**WHAT THE TASK ASKS**
Return the lines that follow, exactly as they appear, from the first through the one containing "font=dict(family=FONT, size=size, color=INK)))"; no pictures are to be included.
═════ GIVEN MATERIAL
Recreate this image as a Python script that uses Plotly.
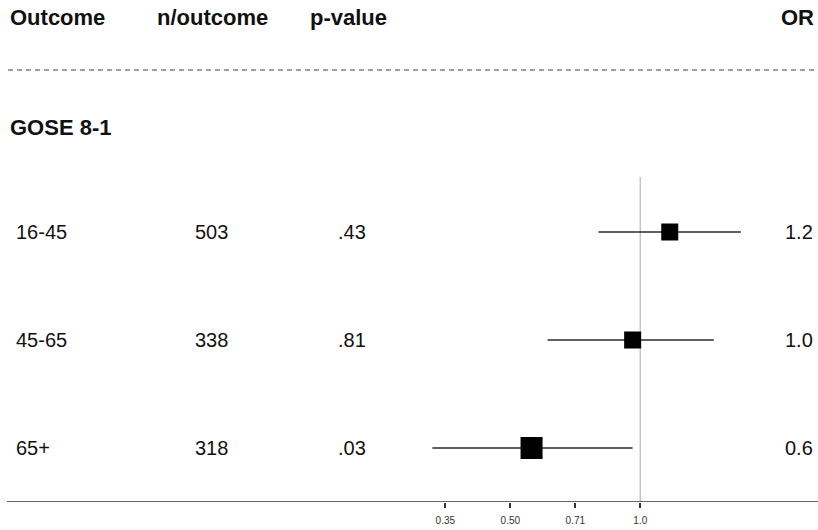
import plotly.graph_objects as go

# Subgroup results for GOSE 8-1 (ordinal outcome), by age band
groups = ["16-45", "45-65", "65+"]
n_outcome = [503, 338, 318]
p_values = [".43", ".81", ".03"]
odds_ratio = [1.17, 0.96, 0.56]
ci_lower = [0.80, 0.61, 0.33]
ci_upper = [1.71, 1.48, 0.96]

# Axis ticks on the log scale (powers of sqrt(2))
tick_vals = [2 ** -1.5, 2 ** -1.0, 2 ** -0.5, 1.0]
tick_text = ["0.35", "0.50", "0.71", "1.0"]

# Layout / style
W, H = 818, 530
PLOT_H = 502                       # plot area height in px (axis line sits here)
row_px = [232, 340, 448]           # vertical centre of each row, px from top
box_sizes = [17, 17, 22]
FONT = "Liberation Sans, Arial, sans-serif"
INK = "#111111"


def y_of(px):
    """Convert px-from-top to data y (range 0..PLOT_H)."""
    return PLOT_H - px


fig = go.Figure()

# Confidence intervals
for lo, hi, py in zip(ci_lower, ci_upper, row_px):
    fig.add_trace(go.Scatter(
        x=[lo, hi], y=[y_of(py), y_of(py)], mode="lines",
        line=dict(color="#2b2b2b", width=1.6), hoverinfo="skip", showlegend=False))

# Point estimates
fig.add_trace(go.Scatter(
    x=odds_ratio, y=[y_of(p) for p in row_px], mode="markers", opacity=1,
    marker=dict(symbol="square", size=box_sizes, color="#000000", opacity=1,
                line=dict(width=0)),
    showlegend=False, hovertemplate="OR %{x:.2f}<extra></extra>"))

shapes = [
    # reference line at OR = 1
    dict(type="line", xref="x", yref="y", x0=1, x1=1, y0=0, y1=y_of(177),
         line=dict(color="#c4c4c4", width=1.5), layer="below"),
    # dashed separator under the header
    dict(type="line", xref="paper", yref="y", x0=8 / W, x1=1, y0=y_of(70), y1=y_of(70),
         line=dict(color="#444444", width=1.2, dash="5px,4px")),
    # axis baseline
    dict(type="line", xref="paper", yref="y", x0=7 / W, x1=1, y0=0, y1=0,
         line=dict(color="#333333", width=1.6)),
]

annotations = []


def add_text(txt, px, py, anchor="left", size=20, bold=False):
    annotations.append(dict(
        text=f"<b>{txt}</b>" if bold else txt,
        xref="paper", yref="y", x=px / W, y=y_of(py),
        xanchor=anchor, yanchor="middle", showarrow=False,
        font=dict(family=FONT, size=size, color=INK)))


# Header row
add_text("Outcome", 8, 17, size=22, bold=True)
add_text("n/outcome", 155, 17, size=22, bold=True)
add_text("p-value", 308, 17, size=22, bold=True)
add_text("OR", 816, 17, anchor="right", size=22, bold=True)

# Section title
add_text("GOSE 8-1", 8, 127, size=22, bold=True)

# Table rows
for g, n, p, orv, py in zip(groups, n_outcome, p_values, odds_ratio, row_px):
    add_text(g, 14, py)
    add_text(str(n), 193, py)
    add_text(p, 336, py)
    add_text(f"{orv:.1f}", 815, py, anchor="right")

fig.update_layout(
    width=W, height=H,
    margin=dict(l=0, r=0, t=0, b=H - PLOT_H, pad=0),
    paper_bgcolor="white", plot_bgcolor="white",
    shapes=shapes, annotations=annotations,
    xaxis=dict(type="log", range=[-1.4827, 0.4115],
               tickvals=tick_vals, ticktext=tick_text,
               ticks="outside", ticklen=5, tickwidth=1.5, tickcolor="#333333",
               tickfont=dict(family=FONT, size=10, color="#333333"),
               showgrid=False, zeroline=False, showline=False,
               ticklabelstandoff=4),
    yaxis=dict(range=[0, PLOT_H], visible=False, showgrid=False, zeroline=False),
)

fig.write_html("out.html")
══════════
**CORRECT RESULT**
Recreate this image as a Python script that uses Plotly.
import plotly.graph_objects as go

# Subgroup results for GOSE 8-1 (ordinal outcome), by age band
groups = ["16-45", "45-65", "65+"]
n_outcome = [503, 338, 318]
p_values = [".43", ".81", ".03"]
odds_ratio = [1.17, 0.96, 0.56]
ci_lower = [0.80, 0.61, 0.33]
ci_upper = [1.71, 1.48, 0.96]

# Axis ticks on the log scale (powers of sqrt(2))
tick_vals = [2 ** -1.5, 2 ** -1.0, 2 ** -0.5, 1.0]
tick_text = ["0.35", "0.50", "0.71", "1.0"]

# Layout / style
W, H = 818, 530
PLOT_H = 502                       # plot area height in px (axis line sits here)
row_px = [232, 340, 448]           # vertical centre of each row, px from top
box_sizes = [17, 17, 22]
FONT = "Liberation Sans, Arial, sans-serif"
INK = "#111111"


def y_of(px):
    """Convert px-from-top to data y (range 0..PLOT_H)."""
    return PLOT_H - px


fig = go.Figure()

# Confidence intervals
for lo, hi, py in zip(ci_lower, ci_upper, row_px):
    fig.add_trace(go.Scatter(
        x=[lo, hi], y=[y_of(py), y_of(py)], mode="lines",
        line=dict(color="#2b2b2b", width=1.6), hoverinfo="skip", showlegend=False))

# Point estimates
fig.add_trace(go.Scatter(
    x=odds_ratio, y=[y_of(p) for p in row_px], mode="markers", opacity=1,
    marker=dict(symbol="square", size=box_sizes, color="#000000", opacity=1,
                line=dict(width=0)),
    showlegend=False, hovertemplate="OR %{x:.2f}<extra></extra>"))

shapes = [
    # reference line at OR = 1
    dict(type="line", xref="x", yref="y", x0=1, x1=1, y0=0, y1=y_of(177),
         line=dict(color="#c4c4c4", width=1.5), layer="below"),
    # dashed separator under the header
    dict(type="line", xref="paper", yref="y", x0=8 / W, x1=1, y0=y_of(70), y1=y_of(70),
         line=dict(color="#444444", width=1.2, dash="5px,4px")),
    # axis baseline
    dict(type="line", xref="paper", yref="y", x0=7 / W, x1=1, y0=0, y1=0,
         line=dict(color="#333333", width=1.6)),
]

annotations = []


def add_text(txt, px, py, anchor="left", size=20, bold=False):
    annotations.append(dict(
        text=f"<b>{txt}</b>" if bold else txt,
        xref="paper", yref="y", x=px / W, y=y_of(py),
        xanchor=anchor, yanchor="middle", showarrow=False,
        font=dict(family=FONT, size=size, color=INK)))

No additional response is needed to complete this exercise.